* RAW DATA:
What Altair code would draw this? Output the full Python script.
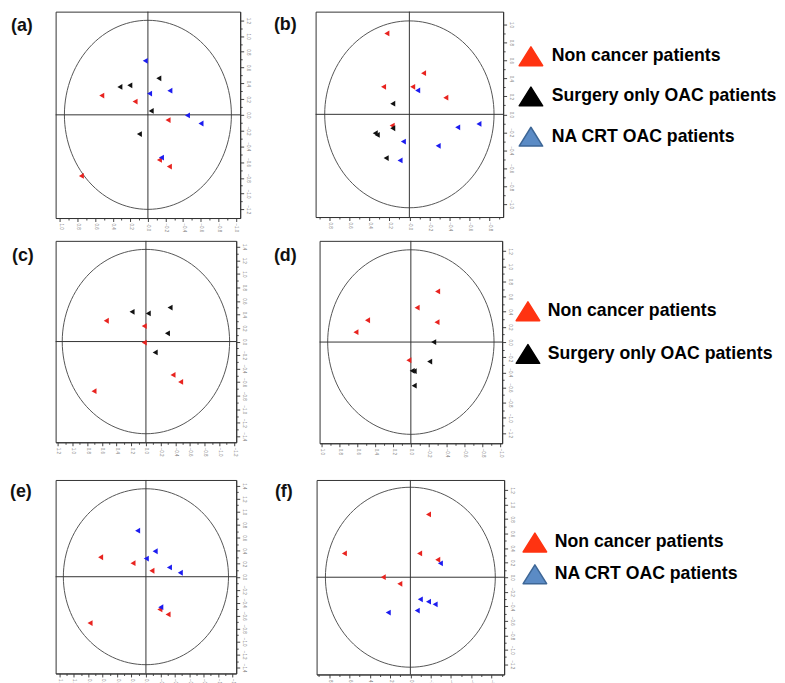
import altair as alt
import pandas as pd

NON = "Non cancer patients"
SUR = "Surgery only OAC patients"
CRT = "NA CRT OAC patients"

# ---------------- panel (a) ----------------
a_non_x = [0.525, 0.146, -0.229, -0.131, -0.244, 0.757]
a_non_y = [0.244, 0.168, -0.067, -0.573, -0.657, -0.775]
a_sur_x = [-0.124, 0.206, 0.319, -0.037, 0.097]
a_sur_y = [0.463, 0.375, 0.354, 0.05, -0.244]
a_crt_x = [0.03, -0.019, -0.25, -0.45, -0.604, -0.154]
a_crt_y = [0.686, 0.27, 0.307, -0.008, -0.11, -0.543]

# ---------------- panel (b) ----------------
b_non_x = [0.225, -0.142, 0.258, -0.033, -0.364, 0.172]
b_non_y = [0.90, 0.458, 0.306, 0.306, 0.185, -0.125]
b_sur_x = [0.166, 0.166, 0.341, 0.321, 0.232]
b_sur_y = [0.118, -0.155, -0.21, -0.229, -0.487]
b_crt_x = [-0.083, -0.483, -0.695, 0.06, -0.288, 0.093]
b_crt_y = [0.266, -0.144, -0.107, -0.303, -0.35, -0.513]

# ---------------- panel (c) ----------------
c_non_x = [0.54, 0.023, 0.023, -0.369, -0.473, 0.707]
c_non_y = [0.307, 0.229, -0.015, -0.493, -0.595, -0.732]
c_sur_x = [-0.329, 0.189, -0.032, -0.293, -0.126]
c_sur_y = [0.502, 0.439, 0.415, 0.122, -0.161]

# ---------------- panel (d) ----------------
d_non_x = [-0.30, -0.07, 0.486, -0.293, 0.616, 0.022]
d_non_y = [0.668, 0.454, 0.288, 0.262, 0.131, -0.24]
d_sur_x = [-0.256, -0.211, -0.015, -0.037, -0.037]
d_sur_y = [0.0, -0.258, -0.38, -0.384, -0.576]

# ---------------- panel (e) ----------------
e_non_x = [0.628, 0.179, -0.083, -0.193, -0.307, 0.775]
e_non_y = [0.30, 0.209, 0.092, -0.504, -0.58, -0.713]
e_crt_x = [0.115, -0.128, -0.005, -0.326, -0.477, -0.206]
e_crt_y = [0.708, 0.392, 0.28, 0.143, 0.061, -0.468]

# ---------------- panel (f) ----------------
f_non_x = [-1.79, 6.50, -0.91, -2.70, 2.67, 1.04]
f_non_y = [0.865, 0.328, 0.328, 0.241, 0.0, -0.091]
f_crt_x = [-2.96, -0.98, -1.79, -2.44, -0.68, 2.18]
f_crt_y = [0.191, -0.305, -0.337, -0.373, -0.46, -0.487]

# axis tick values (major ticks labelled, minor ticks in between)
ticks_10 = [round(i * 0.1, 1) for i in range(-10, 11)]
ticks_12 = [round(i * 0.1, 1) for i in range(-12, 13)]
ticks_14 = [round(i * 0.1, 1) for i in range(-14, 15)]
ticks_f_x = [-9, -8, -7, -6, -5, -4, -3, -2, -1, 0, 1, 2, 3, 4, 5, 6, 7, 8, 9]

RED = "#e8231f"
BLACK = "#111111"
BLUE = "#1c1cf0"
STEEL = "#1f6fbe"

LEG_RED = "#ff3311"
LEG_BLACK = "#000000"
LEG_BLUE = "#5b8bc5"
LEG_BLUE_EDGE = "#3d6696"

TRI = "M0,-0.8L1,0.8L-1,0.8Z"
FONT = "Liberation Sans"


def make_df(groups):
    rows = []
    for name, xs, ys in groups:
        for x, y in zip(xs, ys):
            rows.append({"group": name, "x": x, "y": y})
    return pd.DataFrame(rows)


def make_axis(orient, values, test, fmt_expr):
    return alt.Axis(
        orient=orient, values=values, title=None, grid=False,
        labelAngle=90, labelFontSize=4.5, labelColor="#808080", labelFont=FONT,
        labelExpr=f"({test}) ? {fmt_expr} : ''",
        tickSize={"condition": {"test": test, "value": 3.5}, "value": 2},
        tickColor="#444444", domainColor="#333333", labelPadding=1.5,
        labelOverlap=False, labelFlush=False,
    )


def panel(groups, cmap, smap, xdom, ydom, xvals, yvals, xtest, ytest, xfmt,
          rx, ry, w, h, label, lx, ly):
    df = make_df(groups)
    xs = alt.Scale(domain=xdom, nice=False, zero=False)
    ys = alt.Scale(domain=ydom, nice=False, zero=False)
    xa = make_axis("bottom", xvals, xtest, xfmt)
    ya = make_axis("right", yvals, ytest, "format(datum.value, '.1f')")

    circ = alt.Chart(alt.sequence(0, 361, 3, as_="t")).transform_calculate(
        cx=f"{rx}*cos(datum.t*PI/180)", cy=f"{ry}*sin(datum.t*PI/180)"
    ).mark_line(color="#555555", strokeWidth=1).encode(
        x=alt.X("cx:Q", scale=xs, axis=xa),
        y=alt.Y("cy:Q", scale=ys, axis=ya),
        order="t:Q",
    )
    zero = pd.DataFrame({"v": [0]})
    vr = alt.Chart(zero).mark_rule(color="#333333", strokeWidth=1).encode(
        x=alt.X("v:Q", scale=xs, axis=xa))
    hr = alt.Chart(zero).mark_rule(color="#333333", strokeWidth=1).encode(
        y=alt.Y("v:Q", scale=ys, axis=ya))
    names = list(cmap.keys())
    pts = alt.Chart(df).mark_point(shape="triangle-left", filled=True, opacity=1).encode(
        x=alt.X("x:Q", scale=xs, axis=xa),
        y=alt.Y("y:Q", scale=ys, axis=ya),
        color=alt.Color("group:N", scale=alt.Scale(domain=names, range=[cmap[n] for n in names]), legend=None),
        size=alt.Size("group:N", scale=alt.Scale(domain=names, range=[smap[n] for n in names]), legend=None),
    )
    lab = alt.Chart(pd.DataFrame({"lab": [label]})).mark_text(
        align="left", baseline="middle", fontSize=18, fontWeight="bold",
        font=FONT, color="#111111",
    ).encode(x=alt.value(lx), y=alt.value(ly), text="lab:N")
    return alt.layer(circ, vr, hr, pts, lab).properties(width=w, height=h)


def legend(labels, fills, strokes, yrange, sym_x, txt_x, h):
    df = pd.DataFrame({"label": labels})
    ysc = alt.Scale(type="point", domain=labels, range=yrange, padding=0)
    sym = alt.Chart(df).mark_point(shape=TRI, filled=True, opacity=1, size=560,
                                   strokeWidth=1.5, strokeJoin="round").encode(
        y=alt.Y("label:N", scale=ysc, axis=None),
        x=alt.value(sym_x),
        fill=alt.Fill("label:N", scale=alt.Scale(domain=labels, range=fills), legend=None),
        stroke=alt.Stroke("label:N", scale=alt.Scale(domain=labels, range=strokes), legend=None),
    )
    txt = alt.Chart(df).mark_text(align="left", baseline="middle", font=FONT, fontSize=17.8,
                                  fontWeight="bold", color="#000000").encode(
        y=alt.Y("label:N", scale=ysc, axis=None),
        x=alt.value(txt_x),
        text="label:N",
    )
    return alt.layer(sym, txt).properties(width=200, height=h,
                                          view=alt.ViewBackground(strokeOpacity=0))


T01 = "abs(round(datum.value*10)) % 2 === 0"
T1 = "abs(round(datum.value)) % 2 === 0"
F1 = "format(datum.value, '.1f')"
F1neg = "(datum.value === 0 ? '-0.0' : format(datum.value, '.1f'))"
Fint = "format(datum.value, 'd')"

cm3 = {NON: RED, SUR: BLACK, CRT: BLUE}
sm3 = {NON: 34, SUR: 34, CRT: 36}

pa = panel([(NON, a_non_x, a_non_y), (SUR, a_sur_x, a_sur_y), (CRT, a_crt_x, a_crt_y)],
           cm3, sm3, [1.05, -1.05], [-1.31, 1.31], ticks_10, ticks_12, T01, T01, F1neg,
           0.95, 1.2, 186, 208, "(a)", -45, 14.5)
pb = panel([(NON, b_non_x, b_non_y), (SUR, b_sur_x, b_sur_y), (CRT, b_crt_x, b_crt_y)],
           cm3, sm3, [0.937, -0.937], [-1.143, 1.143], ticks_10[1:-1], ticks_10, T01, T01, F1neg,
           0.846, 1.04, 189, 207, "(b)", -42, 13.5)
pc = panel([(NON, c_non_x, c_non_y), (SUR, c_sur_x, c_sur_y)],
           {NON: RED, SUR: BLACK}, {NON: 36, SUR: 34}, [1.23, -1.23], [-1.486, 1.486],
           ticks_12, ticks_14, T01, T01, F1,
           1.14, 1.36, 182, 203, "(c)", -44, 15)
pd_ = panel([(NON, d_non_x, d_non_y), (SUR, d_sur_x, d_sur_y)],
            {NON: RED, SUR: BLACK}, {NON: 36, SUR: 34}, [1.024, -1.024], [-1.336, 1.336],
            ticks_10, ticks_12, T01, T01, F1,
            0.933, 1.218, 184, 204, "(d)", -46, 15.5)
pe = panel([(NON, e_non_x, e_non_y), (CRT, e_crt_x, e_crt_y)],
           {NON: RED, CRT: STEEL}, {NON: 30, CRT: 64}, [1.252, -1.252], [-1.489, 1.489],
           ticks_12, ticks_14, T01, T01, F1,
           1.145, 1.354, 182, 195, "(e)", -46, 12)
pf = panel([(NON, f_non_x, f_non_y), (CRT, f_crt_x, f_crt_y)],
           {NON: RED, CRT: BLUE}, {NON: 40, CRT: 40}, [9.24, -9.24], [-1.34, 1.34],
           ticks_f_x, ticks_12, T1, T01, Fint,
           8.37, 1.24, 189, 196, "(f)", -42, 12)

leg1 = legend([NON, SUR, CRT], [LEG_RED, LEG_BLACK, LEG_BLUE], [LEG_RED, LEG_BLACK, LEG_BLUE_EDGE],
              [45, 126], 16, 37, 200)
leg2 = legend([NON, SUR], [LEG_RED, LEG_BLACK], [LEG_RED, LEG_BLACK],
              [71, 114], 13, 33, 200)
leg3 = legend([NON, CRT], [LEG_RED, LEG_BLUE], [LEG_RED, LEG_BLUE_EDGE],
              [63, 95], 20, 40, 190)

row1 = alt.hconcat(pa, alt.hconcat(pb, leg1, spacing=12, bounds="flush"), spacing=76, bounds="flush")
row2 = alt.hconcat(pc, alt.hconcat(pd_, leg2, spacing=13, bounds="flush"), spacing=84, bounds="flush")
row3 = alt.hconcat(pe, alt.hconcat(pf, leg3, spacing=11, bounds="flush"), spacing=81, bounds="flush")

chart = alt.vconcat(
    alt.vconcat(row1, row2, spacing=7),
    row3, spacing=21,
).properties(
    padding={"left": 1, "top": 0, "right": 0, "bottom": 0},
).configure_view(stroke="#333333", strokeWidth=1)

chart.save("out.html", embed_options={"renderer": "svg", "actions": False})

* AIM: Every line from the top of the material above through the line with "e_crt_y = [0.708, 0.392, 0.28, 0.143, 0.061, -0.468]" should be duplicated exactly, please; leave out the pictures.

* TASK ANSWER:
What Altair code would draw this? Output the full Python script.
import altair as alt
import pandas as pd

NON = "Non cancer patients"
SUR = "Surgery only OAC patients"
CRT = "NA CRT OAC patients"

# ---------------- panel (a) ----------------
a_non_x = [0.525, 0.146, -0.229, -0.131, -0.244, 0.757]
a_non_y = [0.244, 0.168, -0.067, -0.573, -0.657, -0.775]
a_sur_x = [-0.124, 0.206, 0.319, -0.037, 0.097]
a_sur_y = [0.463, 0.375, 0.354, 0.05, -0.244]
a_crt_x = [0.03, -0.019, -0.25, -0.45, -0.604, -0.154]
a_crt_y = [0.686, 0.27, 0.307, -0.008, -0.11, -0.543]

# ---------------- panel (b) ----------------
b_non_x = [0.225, -0.142, 0.258, -0.033, -0.364, 0.172]
b_non_y = [0.90, 0.458, 0.306, 0.306, 0.185, -0.125]
b_sur_x = [0.166, 0.166, 0.341, 0.321, 0.232]
b_sur_y = [0.118, -0.155, -0.21, -0.229, -0.487]
b_crt_x = [-0.083, -0.483, -0.695, 0.06, -0.288, 0.093]
b_crt_y = [0.266, -0.144, -0.107, -0.303, -0.35, -0.513]

# ---------------- panel (c) ----------------
c_non_x = [0.54, 0.023, 0.023, -0.369, -0.473, 0.707]
c_non_y = [0.307, 0.229, -0.015, -0.493, -0.595, -0.732]
c_sur_x = [-0.329, 0.189, -0.032, -0.293, -0.126]
c_sur_y = [0.502, 0.439, 0.415, 0.122, -0.161]

# ---------------- panel (d) ----------------
d_non_x = [-0.30, -0.07, 0.486, -0.293, 0.616, 0.022]
d_non_y = [0.668, 0.454, 0.288, 0.262, 0.131, -0.24]
d_sur_x = [-0.256, -0.211, -0.015, -0.037, -0.037]
d_sur_y = [0.0, -0.258, -0.38, -0.384, -0.576]

# ---------------- panel (e) ----------------
e_non_x = [0.628, 0.179, -0.083, -0.193, -0.307, 0.775]
e_non_y = [0.30, 0.209, 0.092, -0.504, -0.58, -0.713]
e_crt_x = [0.115, -0.128, -0.005, -0.326, -0.477, -0.206]
e_crt_y = [0.708, 0.392, 0.28, 0.143, 0.061, -0.468]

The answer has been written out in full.